Reproduce the listing exactly, with no pictures in your copy.
★ ★ ★ ★ ★
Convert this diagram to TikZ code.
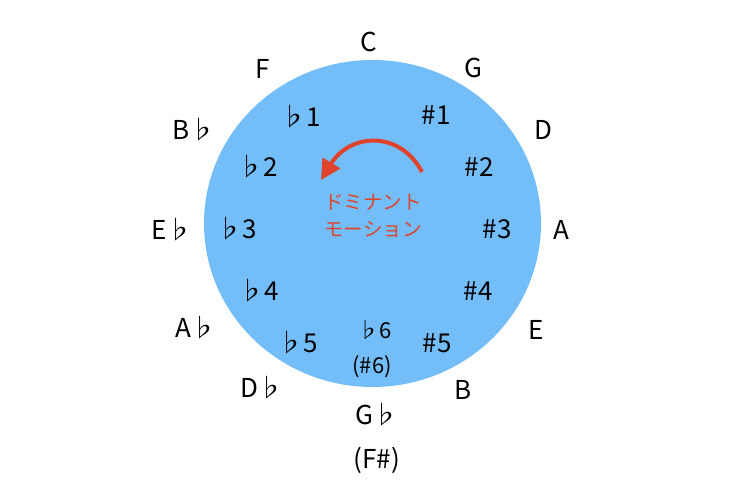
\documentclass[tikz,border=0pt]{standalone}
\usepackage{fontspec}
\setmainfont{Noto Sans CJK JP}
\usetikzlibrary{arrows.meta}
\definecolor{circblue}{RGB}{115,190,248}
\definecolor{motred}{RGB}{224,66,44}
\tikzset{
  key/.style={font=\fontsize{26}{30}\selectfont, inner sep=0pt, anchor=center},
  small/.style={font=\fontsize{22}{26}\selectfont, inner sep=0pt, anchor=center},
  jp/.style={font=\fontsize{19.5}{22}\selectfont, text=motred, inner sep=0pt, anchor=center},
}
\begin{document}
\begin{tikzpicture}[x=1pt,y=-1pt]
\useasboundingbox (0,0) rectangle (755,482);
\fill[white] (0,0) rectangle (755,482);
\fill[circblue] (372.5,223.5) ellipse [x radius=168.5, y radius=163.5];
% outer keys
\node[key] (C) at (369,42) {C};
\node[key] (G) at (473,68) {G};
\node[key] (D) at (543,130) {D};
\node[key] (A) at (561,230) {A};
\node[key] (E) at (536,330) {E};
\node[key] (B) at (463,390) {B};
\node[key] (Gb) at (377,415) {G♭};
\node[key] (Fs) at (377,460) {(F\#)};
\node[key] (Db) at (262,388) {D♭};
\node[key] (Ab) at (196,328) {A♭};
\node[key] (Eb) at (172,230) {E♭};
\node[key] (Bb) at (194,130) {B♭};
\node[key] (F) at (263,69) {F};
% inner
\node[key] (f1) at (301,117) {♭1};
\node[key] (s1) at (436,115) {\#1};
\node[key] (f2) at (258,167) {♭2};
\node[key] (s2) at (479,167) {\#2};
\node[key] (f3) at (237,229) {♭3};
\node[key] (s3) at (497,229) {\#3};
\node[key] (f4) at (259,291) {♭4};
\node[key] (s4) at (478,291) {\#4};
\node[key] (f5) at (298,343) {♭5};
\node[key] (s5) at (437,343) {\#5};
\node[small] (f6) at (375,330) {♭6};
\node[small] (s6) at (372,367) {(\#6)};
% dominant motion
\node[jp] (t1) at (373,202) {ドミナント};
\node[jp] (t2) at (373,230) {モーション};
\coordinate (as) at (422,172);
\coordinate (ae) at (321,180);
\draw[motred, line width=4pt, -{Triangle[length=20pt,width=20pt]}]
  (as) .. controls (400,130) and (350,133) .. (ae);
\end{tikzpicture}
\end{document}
★ ★ ★ ★ ★
Completed task:
Convert this diagram to TikZ code.
\documentclass[tikz,border=0pt]{standalone}
\usepackage{fontspec}
\setmainfont{Noto Sans CJK JP}
\usetikzlibrary{arrows.meta}
\definecolor{circblue}{RGB}{115,190,248}
\definecolor{motred}{RGB}{224,66,44}
\tikzset{
  key/.style={font=\fontsize{26}{30}\selectfont, inner sep=0pt, anchor=center},
  small/.style={font=\fontsize{22}{26}\selectfont, inner sep=0pt, anchor=center},
  jp/.style={font=\fontsize{19.5}{22}\selectfont, text=motred, inner sep=0pt, anchor=center},
}
\begin{document}
\begin{tikzpicture}[x=1pt,y=-1pt]
\useasboundingbox (0,0) rectangle (755,482);
\fill[white] (0,0) rectangle (755,482);
\fill[circblue] (372.5,223.5) ellipse [x radius=168.5, y radius=163.5];
% outer keys
\node[key] (C) at (369,42) {C};
\node[key] (G) at (473,68) {G};
\node[key] (D) at (543,130) {D};
\node[key] (A) at (561,230) {A};
\node[key] (E) at (536,330) {E};
\node[key] (B) at (463,390) {B};
\node[key] (Gb) at (377,415) {G♭};
\node[key] (Fs) at (377,460) {(F\#)};
\node[key] (Db) at (262,388) {D♭};
\node[key] (Ab) at (196,328) {A♭};
\node[key] (Eb) at (172,230) {E♭};
\node[key] (Bb) at (194,130) {B♭};
\node[key] (F) at (263,69) {F};
% inner
\node[key] (f1) at (301,117) {♭1};
\node[key] (s1) at (436,115) {\#1};
\node[key] (f2) at (258,167) {♭2};
\node[key] (s2) at (479,167) {\#2};
\node[key] (f3) at (237,229) {♭3};
\node[key] (s3) at (497,229) {\#3};
\node[key] (f4) at (259,291) {♭4};
\node[key] (s4) at (478,291) {\#4};
\node[key] (f5) at (298,343) {♭5};
\node[key] (s5) at (437,343) {\#5};
\node[small] (f6) at (375,330) {♭6};
\node[small] (s6) at (372,367) {(\#6)};
% dominant motion
\node[jp] (t1) at (373,202) {ドミナント};
\node[jp] (t2) at (373,230) {モーション};
\coordinate (as) at (422,172);
\coordinate (ae) at (321,180);
\draw[motred, line width=4pt, -{Triangle[length=20pt,width=20pt]}]
  (as) .. controls (400,130) and (350,133) .. (ae);
\end{tikzpicture}
\end{document}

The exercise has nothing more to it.